DA Johannesburg’s mayor, Herman Mashaba has accused the city’s past administration, the ANC of spending R190 million on travels over the past three years.
Mayor Mashaba revealed on Tuesday, how the past administration under the ANC umbrella, misused monies meant for upgrading people’s lives to their selfish and narrow interests.
According to a statement released by Mayor Mashaba, R73 million was spent on travel by the previous administration.
“This misuse of public money is deplorable and must be condemned in the strongest terms. This could only have happened in an environment where travel opportunities were handed out to too many people, groups indulged in excessive luxury, and they had no regard for the value of travel to the residents of the city,” said Mashaba.

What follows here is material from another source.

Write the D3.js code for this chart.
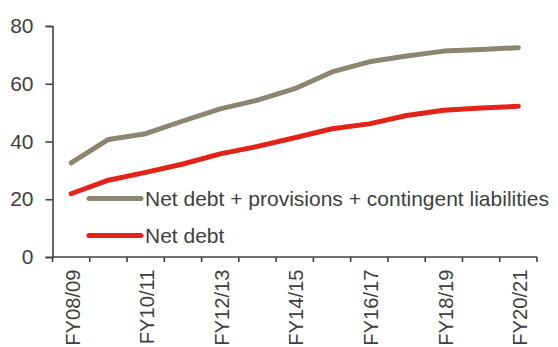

The mayor who like his party counterpart in Tshwane has been at his best to unveil the “corrupt practices of the past administration in their newly-gained municipality, said he has requested that he directly approve all international travel by any representative of the City.
He listed the class of travel on international and domestic travel and class of hotel accommodation as other factors that might have contributed to the past administration’s high expenditure.
We would also review the length of stay relative to the duration of the commitment and any allowances that may be afforded, as the strict travel policy would help the city save millions that could be redirected for the “benefit of our residents, the mayor pledged.
“Gone are the days of luxury for self-serving political leadership in our city.” Mashaba added.
Last week on Monday, Mashaba ordered the ANCled Gauteng provincial government to pay R259 million in outstanding municipal rates or face the disconnection of services at defaulting departments.
He gave Premier David Makhura 30 days to either pay or sign a repayment agreement with the City. Mashaba said the provincial department of infrastructure and development owed the City R161 million, human settlements owed R39 million, while the department of health owed R59 million.